• **PROBLEM DETAILS**:
Set down each line of the data below exactly as it stands, dropping the pictures.
⁂
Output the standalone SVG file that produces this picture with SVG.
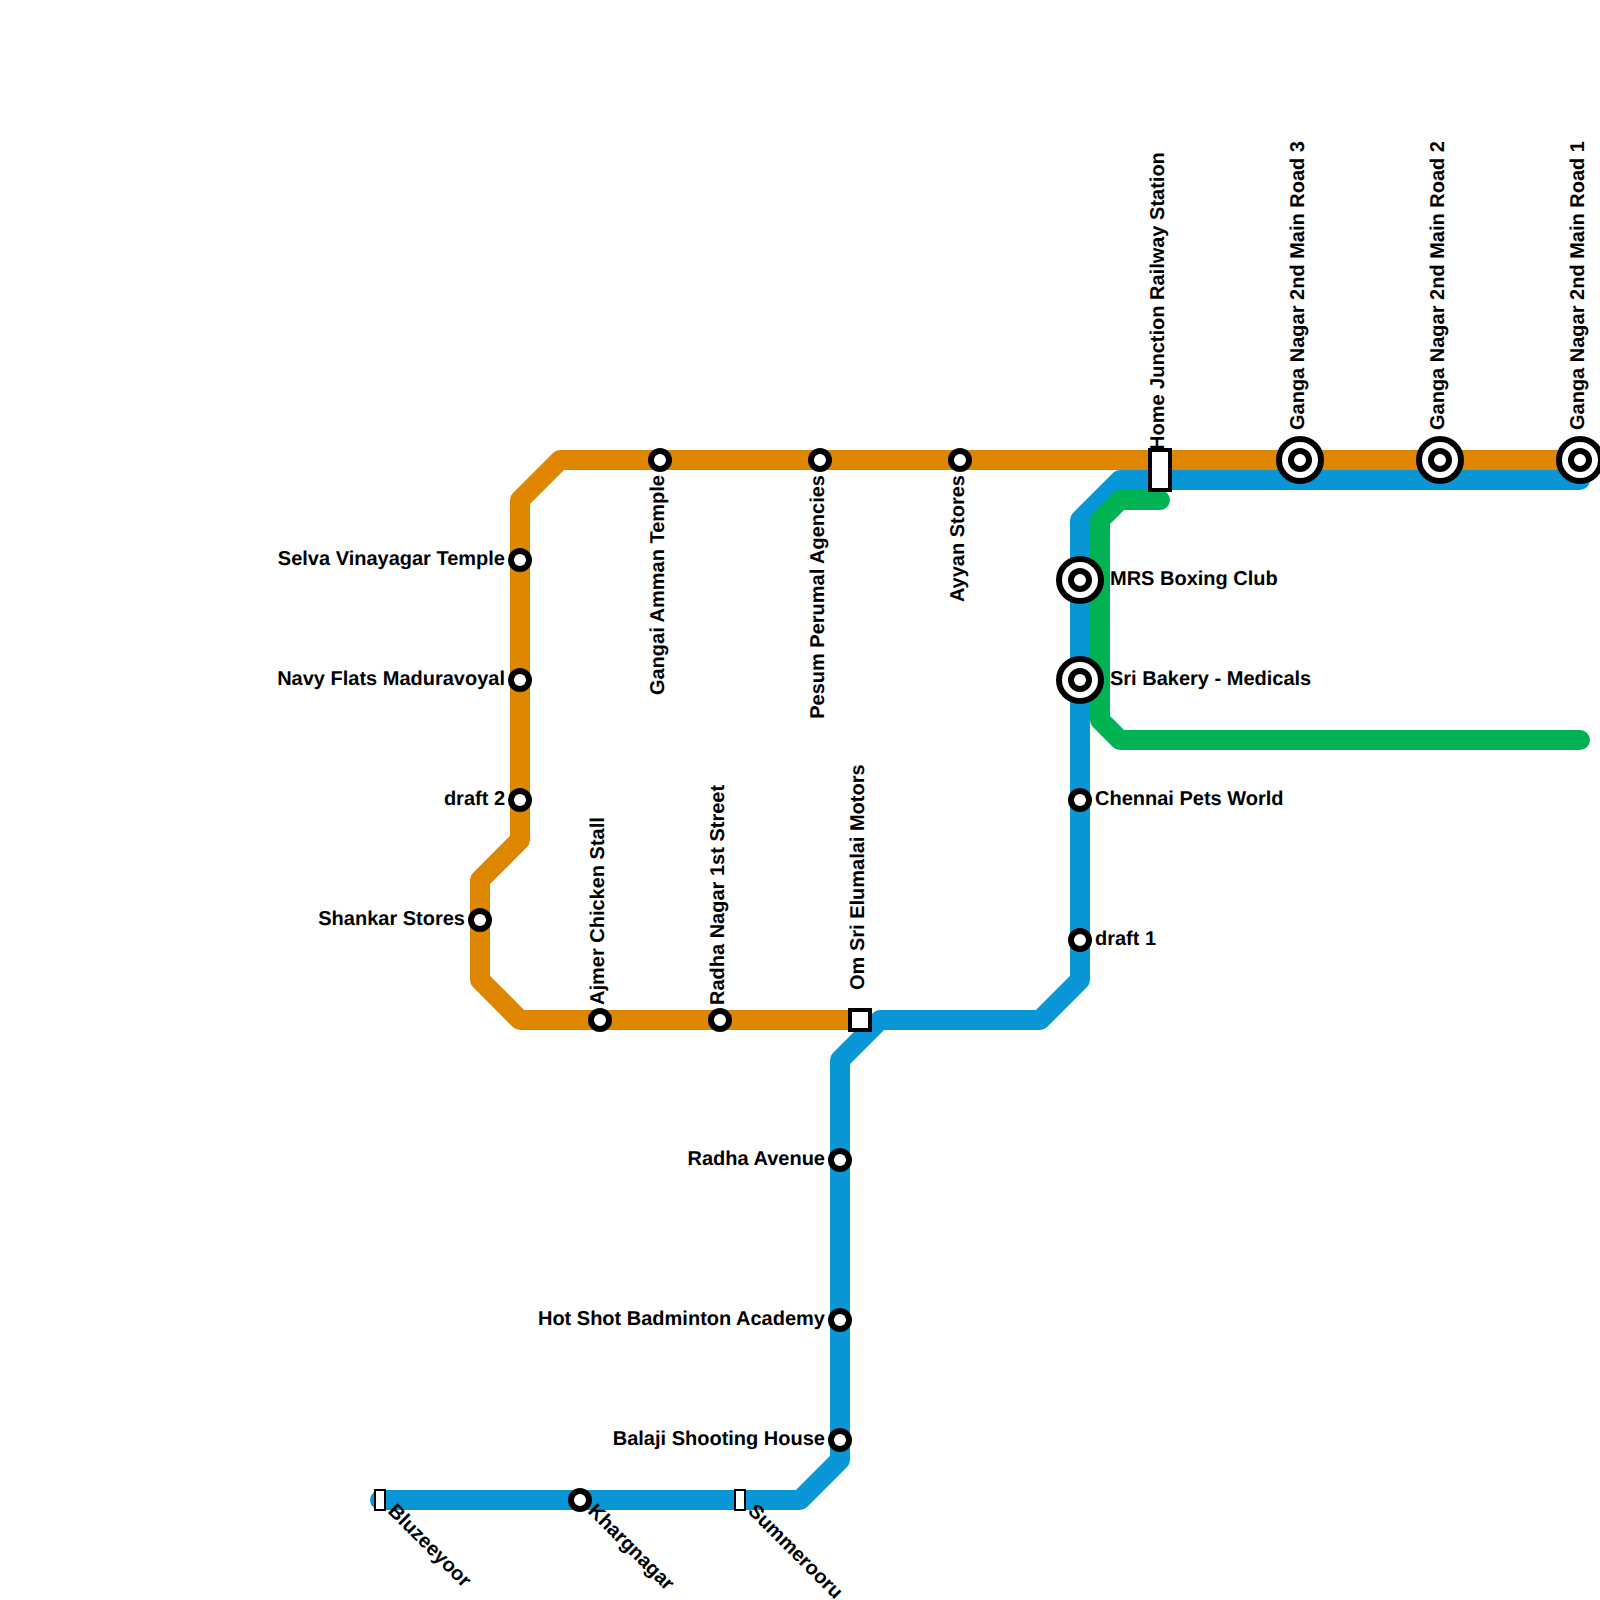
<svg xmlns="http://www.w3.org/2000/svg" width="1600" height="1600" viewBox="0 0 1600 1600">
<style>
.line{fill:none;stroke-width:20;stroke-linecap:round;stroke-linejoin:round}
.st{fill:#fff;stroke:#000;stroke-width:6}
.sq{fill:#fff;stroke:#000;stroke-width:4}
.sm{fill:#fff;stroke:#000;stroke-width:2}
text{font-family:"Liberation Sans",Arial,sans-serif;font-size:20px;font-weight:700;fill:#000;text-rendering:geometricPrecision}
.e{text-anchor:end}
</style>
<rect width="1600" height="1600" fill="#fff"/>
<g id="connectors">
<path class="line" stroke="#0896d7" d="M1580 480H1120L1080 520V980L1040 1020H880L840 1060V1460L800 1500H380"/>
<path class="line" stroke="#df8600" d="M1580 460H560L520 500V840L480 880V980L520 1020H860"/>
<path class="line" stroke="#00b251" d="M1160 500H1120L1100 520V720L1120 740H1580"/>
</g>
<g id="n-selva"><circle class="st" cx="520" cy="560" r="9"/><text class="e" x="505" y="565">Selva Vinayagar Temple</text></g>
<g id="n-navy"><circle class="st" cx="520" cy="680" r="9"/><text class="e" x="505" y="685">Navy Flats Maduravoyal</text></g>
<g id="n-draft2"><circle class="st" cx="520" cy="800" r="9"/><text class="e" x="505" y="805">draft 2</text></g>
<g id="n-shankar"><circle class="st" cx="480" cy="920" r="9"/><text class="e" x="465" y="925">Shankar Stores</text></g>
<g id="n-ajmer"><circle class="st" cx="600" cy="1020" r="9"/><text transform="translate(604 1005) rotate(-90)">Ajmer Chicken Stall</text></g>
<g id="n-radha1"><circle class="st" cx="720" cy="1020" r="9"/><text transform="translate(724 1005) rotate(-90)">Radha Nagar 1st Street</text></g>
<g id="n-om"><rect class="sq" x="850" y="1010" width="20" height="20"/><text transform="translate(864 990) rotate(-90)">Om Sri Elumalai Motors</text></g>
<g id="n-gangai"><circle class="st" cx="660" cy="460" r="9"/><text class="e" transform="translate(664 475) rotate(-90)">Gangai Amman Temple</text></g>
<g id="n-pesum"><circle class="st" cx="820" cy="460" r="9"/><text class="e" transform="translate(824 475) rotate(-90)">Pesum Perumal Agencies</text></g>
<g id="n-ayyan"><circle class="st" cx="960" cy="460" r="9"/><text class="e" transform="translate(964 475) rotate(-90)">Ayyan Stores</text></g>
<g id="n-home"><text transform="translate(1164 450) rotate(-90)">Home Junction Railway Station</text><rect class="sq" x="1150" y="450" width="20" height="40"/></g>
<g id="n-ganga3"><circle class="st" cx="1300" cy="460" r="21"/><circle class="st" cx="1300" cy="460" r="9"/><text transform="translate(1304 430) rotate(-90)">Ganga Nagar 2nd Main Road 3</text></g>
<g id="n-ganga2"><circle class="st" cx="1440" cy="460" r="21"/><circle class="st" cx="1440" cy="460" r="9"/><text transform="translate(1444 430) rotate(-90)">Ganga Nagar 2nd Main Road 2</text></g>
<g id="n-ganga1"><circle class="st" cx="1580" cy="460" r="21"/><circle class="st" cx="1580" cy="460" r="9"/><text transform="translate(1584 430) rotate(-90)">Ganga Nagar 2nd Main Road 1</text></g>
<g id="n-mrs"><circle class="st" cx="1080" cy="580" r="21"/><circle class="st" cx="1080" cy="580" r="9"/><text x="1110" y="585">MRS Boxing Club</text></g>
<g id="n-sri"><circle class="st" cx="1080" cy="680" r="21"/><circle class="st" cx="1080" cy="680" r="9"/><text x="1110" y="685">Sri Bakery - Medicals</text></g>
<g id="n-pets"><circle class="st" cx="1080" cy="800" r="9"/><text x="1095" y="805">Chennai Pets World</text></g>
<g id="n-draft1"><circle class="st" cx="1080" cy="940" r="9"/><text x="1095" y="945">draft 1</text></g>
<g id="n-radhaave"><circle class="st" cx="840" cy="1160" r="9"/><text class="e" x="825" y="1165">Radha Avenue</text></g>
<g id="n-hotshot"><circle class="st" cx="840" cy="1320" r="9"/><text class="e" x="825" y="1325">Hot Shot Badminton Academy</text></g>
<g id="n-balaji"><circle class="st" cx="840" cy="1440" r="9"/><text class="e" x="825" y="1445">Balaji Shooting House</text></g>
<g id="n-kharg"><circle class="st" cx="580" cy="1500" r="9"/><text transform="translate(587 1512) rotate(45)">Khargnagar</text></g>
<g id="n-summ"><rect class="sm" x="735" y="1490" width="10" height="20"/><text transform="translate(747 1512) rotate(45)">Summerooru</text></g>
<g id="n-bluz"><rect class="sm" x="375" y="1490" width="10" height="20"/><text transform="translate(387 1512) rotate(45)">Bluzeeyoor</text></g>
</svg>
⁂
• **EXERCISE OUTPUT**:
Output the standalone SVG file that produces this picture with SVG.
<svg xmlns="http://www.w3.org/2000/svg" width="1600" height="1600" viewBox="0 0 1600 1600">
<style>
.line{fill:none;stroke-width:20;stroke-linecap:round;stroke-linejoin:round}
.st{fill:#fff;stroke:#000;stroke-width:6}
.sq{fill:#fff;stroke:#000;stroke-width:4}
.sm{fill:#fff;stroke:#000;stroke-width:2}
text{font-family:"Liberation Sans",Arial,sans-serif;font-size:20px;font-weight:700;fill:#000;text-rendering:geometricPrecision}
.e{text-anchor:end}
</style>
<rect width="1600" height="1600" fill="#fff"/>
<g id="connectors">
<path class="line" stroke="#0896d7" d="M1580 480H1120L1080 520V980L1040 1020H880L840 1060V1460L800 1500H380"/>
<path class="line" stroke="#df8600" d="M1580 460H560L520 500V840L480 880V980L520 1020H860"/>
<path class="line" stroke="#00b251" d="M1160 500H1120L1100 520V720L1120 740H1580"/>
</g>
<g id="n-selva"><circle class="st" cx="520" cy="560" r="9"/><text class="e" x="505" y="565">Selva Vinayagar Temple</text></g>
<g id="n-navy"><circle class="st" cx="520" cy="680" r="9"/><text class="e" x="505" y="685">Navy Flats Maduravoyal</text></g>
<g id="n-draft2"><circle class="st" cx="520" cy="800" r="9"/><text class="e" x="505" y="805">draft 2</text></g>
<g id="n-shankar"><circle class="st" cx="480" cy="920" r="9"/><text class="e" x="465" y="925">Shankar Stores</text></g>
<g id="n-ajmer"><circle class="st" cx="600" cy="1020" r="9"/><text transform="translate(604 1005) rotate(-90)">Ajmer Chicken Stall</text></g>
<g id="n-radha1"><circle class="st" cx="720" cy="1020" r="9"/><text transform="translate(724 1005) rotate(-90)">Radha Nagar 1st Street</text></g>
<g id="n-om"><rect class="sq" x="850" y="1010" width="20" height="20"/><text transform="translate(864 990) rotate(-90)">Om Sri Elumalai Motors</text></g>
<g id="n-gangai"><circle class="st" cx="660" cy="460" r="9"/><text class="e" transform="translate(664 475) rotate(-90)">Gangai Amman Temple</text></g>
<g id="n-pesum"><circle class="st" cx="820" cy="460" r="9"/><text class="e" transform="translate(824 475) rotate(-90)">Pesum Perumal Agencies</text></g>
<g id="n-ayyan"><circle class="st" cx="960" cy="460" r="9"/><text class="e" transform="translate(964 475) rotate(-90)">Ayyan Stores</text></g>
<g id="n-home"><text transform="translate(1164 450) rotate(-90)">Home Junction Railway Station</text><rect class="sq" x="1150" y="450" width="20" height="40"/></g>
<g id="n-ganga3"><circle class="st" cx="1300" cy="460" r="21"/><circle class="st" cx="1300" cy="460" r="9"/><text transform="translate(1304 430) rotate(-90)">Ganga Nagar 2nd Main Road 3</text></g>
<g id="n-ganga2"><circle class="st" cx="1440" cy="460" r="21"/><circle class="st" cx="1440" cy="460" r="9"/><text transform="translate(1444 430) rotate(-90)">Ganga Nagar 2nd Main Road 2</text></g>
<g id="n-ganga1"><circle class="st" cx="1580" cy="460" r="21"/><circle class="st" cx="1580" cy="460" r="9"/><text transform="translate(1584 430) rotate(-90)">Ganga Nagar 2nd Main Road 1</text></g>
<g id="n-mrs"><circle class="st" cx="1080" cy="580" r="21"/><circle class="st" cx="1080" cy="580" r="9"/><text x="1110" y="585">MRS Boxing Club</text></g>
<g id="n-sri"><circle class="st" cx="1080" cy="680" r="21"/><circle class="st" cx="1080" cy="680" r="9"/><text x="1110" y="685">Sri Bakery - Medicals</text></g>
<g id="n-pets"><circle class="st" cx="1080" cy="800" r="9"/><text x="1095" y="805">Chennai Pets World</text></g>
<g id="n-draft1"><circle class="st" cx="1080" cy="940" r="9"/><text x="1095" y="945">draft 1</text></g>
<g id="n-radhaave"><circle class="st" cx="840" cy="1160" r="9"/><text class="e" x="825" y="1165">Radha Avenue</text></g>
<g id="n-hotshot"><circle class="st" cx="840" cy="1320" r="9"/><text class="e" x="825" y="1325">Hot Shot Badminton Academy</text></g>
<g id="n-balaji"><circle class="st" cx="840" cy="1440" r="9"/><text class="e" x="825" y="1445">Balaji Shooting House</text></g>
<g id="n-kharg"><circle class="st" cx="580" cy="1500" r="9"/><text transform="translate(587 1512) rotate(45)">Khargnagar</text></g>
<g id="n-summ"><rect class="sm" x="735" y="1490" width="10" height="20"/><text transform="translate(747 1512) rotate(45)">Summerooru</text></g>
<g id="n-bluz"><rect class="sm" x="375" y="1490" width="10" height="20"/><text transform="translate(387 1512) rotate(45)">Bluzeeyoor</text></g>
</svg>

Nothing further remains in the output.